--- start of Data records ---

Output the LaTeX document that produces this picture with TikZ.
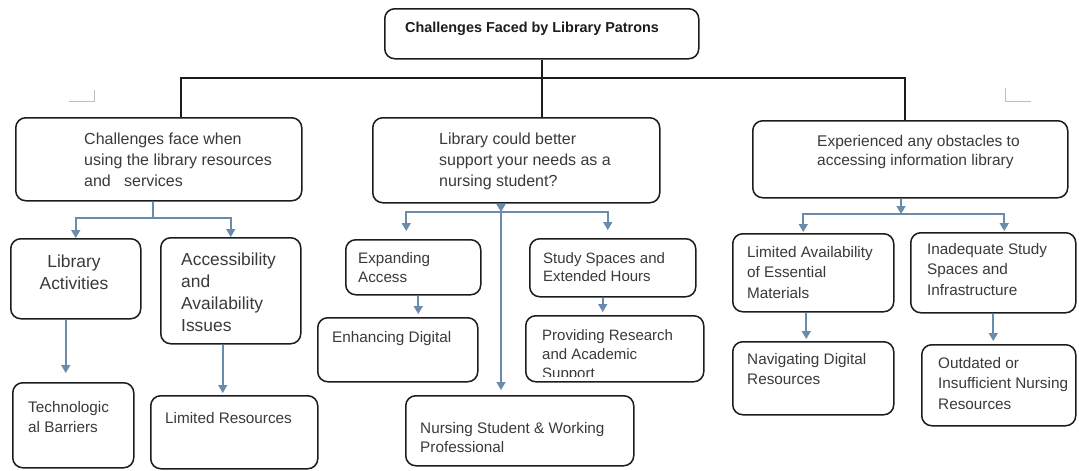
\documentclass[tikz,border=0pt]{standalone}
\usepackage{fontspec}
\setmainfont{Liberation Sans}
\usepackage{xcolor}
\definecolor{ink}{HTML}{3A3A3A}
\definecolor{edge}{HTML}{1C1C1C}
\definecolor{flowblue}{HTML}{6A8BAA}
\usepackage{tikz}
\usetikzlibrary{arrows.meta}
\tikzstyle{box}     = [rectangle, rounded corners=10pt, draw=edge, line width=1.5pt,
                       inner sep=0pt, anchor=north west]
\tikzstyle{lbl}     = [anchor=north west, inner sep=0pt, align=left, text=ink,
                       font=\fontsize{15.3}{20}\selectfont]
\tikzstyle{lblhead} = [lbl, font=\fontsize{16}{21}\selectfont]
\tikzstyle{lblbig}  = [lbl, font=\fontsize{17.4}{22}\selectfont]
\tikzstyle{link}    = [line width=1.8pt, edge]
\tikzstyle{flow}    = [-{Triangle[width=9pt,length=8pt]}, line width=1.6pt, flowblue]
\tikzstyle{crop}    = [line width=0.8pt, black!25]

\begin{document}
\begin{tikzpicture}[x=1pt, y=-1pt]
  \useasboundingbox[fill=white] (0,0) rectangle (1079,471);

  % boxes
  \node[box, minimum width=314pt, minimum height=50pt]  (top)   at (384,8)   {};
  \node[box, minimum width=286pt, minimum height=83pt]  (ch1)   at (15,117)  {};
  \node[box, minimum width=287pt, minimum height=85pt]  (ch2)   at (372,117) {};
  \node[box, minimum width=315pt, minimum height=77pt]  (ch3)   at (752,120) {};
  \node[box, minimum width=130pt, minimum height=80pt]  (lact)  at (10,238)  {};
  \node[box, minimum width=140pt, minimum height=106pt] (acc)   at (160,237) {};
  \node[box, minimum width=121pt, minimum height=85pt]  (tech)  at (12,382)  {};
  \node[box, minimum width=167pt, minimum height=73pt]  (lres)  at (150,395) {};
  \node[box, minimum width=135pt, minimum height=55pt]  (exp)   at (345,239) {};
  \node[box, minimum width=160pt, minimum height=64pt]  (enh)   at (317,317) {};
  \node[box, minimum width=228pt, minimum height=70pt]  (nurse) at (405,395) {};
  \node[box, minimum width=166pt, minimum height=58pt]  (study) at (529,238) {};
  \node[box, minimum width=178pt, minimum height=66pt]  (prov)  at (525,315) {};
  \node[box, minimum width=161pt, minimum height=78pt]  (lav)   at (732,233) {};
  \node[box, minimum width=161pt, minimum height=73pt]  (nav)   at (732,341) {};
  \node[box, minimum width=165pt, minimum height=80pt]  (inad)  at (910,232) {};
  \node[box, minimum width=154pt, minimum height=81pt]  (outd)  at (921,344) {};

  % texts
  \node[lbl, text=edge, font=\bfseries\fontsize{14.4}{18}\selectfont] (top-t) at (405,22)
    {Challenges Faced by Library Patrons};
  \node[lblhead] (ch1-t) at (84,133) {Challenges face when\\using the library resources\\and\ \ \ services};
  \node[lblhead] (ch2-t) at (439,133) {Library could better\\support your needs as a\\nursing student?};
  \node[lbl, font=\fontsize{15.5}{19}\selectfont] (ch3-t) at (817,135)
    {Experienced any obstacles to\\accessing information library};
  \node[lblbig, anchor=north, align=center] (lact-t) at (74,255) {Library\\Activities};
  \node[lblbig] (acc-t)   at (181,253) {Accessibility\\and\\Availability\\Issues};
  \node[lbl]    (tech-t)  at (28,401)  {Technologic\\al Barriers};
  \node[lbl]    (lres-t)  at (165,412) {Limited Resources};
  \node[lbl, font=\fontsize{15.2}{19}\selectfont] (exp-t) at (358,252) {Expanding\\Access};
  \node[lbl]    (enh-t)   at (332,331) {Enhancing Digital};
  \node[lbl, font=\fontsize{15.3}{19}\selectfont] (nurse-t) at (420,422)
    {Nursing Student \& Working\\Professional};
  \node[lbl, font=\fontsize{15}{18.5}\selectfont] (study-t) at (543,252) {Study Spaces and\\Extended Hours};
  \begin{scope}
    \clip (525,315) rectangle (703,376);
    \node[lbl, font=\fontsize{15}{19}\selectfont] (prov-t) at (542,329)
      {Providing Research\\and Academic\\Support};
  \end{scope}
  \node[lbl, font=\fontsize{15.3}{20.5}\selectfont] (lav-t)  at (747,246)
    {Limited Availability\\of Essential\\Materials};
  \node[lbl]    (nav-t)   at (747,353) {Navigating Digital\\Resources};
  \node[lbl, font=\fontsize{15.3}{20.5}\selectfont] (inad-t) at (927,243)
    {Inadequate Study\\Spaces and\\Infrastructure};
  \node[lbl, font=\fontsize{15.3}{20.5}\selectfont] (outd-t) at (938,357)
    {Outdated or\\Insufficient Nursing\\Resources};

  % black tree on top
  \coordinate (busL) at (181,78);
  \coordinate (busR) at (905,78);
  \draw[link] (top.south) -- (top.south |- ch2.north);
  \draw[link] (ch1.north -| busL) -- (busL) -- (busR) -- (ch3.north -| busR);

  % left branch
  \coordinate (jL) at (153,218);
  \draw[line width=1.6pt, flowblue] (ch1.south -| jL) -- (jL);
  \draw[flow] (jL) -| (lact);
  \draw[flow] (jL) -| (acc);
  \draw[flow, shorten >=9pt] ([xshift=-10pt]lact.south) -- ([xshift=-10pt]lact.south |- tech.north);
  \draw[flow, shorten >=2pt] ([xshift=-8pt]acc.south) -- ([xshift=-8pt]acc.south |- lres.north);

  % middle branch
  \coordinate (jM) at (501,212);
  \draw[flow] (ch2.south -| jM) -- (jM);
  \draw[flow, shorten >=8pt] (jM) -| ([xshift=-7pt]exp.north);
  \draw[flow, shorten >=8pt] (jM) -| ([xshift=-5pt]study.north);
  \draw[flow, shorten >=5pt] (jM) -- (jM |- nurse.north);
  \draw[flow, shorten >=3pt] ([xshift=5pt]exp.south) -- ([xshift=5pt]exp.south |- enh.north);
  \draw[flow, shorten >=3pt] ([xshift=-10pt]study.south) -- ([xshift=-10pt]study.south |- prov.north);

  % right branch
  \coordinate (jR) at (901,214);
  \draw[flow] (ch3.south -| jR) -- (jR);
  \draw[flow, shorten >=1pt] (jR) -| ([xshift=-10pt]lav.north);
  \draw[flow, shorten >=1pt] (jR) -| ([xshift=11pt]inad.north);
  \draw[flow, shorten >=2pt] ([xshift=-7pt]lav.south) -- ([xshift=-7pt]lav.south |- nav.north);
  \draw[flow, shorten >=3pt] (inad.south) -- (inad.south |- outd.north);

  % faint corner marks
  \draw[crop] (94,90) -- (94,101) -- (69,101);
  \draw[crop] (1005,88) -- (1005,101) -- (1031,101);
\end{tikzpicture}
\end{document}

--- end of Data records ---
--- start of Data records ---

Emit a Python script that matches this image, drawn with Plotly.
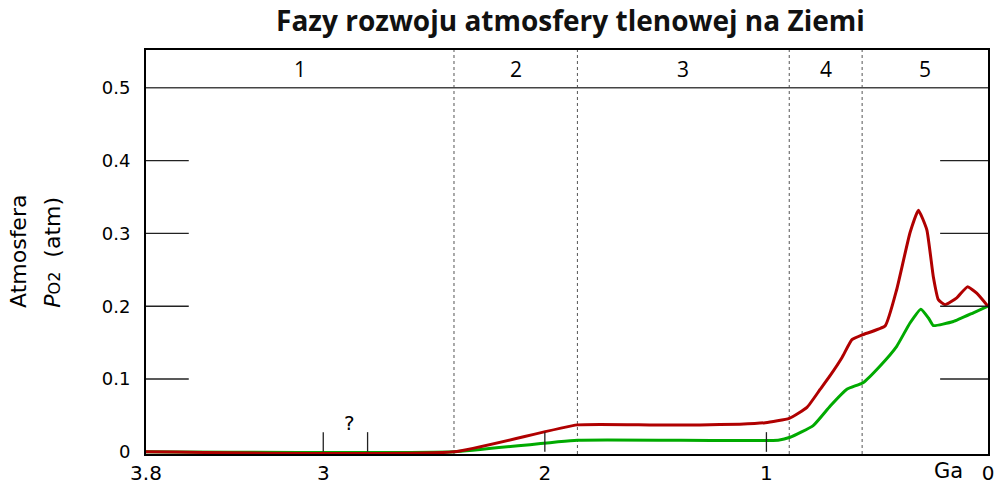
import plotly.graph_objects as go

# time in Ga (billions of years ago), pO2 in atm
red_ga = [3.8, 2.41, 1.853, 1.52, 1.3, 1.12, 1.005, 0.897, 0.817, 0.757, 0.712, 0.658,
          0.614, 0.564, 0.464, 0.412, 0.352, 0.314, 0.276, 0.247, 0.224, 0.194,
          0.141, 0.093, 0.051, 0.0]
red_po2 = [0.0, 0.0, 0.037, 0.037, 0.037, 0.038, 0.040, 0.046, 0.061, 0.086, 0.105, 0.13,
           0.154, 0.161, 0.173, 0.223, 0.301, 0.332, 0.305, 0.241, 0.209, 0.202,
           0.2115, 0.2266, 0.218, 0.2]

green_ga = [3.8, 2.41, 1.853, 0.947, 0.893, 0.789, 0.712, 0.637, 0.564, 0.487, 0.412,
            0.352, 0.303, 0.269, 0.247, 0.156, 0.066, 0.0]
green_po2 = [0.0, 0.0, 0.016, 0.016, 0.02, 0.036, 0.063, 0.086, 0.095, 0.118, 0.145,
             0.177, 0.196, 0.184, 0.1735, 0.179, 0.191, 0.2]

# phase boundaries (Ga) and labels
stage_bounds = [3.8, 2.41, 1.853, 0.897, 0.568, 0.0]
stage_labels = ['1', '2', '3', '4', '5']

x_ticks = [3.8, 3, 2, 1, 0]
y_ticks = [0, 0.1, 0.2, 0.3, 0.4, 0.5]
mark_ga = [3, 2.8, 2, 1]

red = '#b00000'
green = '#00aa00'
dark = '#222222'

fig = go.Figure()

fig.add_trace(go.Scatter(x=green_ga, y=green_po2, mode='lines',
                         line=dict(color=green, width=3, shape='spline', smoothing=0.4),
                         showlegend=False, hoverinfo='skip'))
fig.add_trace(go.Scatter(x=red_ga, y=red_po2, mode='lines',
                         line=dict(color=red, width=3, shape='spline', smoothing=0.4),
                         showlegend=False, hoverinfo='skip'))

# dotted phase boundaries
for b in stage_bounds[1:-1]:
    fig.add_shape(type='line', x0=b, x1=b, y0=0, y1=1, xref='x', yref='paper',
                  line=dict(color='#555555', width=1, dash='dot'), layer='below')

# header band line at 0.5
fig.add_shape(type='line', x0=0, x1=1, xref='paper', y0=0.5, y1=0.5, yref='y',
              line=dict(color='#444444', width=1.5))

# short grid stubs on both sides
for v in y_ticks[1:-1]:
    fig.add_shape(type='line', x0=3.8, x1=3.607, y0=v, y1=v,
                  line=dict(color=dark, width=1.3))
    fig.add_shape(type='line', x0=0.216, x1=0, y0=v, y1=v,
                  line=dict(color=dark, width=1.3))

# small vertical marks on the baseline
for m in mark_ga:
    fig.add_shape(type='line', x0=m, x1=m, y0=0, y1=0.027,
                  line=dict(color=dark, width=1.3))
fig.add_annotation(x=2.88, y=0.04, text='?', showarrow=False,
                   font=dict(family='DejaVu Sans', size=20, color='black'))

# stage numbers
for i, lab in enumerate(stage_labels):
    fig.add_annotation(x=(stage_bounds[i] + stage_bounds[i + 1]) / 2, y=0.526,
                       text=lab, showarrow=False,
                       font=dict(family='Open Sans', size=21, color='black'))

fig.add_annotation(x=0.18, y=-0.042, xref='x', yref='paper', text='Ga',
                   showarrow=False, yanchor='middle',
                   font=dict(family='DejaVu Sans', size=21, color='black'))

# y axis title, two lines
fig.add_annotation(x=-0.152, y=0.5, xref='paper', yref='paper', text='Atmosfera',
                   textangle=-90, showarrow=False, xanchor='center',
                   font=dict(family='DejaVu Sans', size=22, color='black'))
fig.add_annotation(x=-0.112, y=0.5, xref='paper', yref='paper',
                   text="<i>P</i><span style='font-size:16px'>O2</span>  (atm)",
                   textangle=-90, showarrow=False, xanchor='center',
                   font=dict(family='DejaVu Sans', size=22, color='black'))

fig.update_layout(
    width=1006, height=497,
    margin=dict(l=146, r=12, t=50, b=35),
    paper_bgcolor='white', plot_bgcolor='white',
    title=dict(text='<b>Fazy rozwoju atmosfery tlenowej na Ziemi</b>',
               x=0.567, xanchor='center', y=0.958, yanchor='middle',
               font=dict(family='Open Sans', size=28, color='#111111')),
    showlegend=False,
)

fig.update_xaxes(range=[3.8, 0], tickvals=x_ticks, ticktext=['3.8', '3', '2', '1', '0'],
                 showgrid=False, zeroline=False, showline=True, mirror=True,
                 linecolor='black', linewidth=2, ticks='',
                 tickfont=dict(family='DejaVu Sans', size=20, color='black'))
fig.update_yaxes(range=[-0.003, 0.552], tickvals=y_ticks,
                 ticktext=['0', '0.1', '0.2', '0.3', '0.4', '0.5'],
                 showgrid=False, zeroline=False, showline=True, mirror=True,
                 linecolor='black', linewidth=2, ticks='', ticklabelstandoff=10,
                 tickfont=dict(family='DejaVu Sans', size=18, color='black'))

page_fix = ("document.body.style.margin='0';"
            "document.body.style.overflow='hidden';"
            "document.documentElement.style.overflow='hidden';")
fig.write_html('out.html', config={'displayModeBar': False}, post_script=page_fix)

--- end of Data records ---

# Task to carry out
Nothing but the lines from the one containing "Emit a Python" through the one containing "import plotly.graph_objects as go" should appear in your copy, exactly as written and without pictures.

# Written answer
Emit a Python script that matches this image, drawn with Plotly.
import plotly.graph_objects as go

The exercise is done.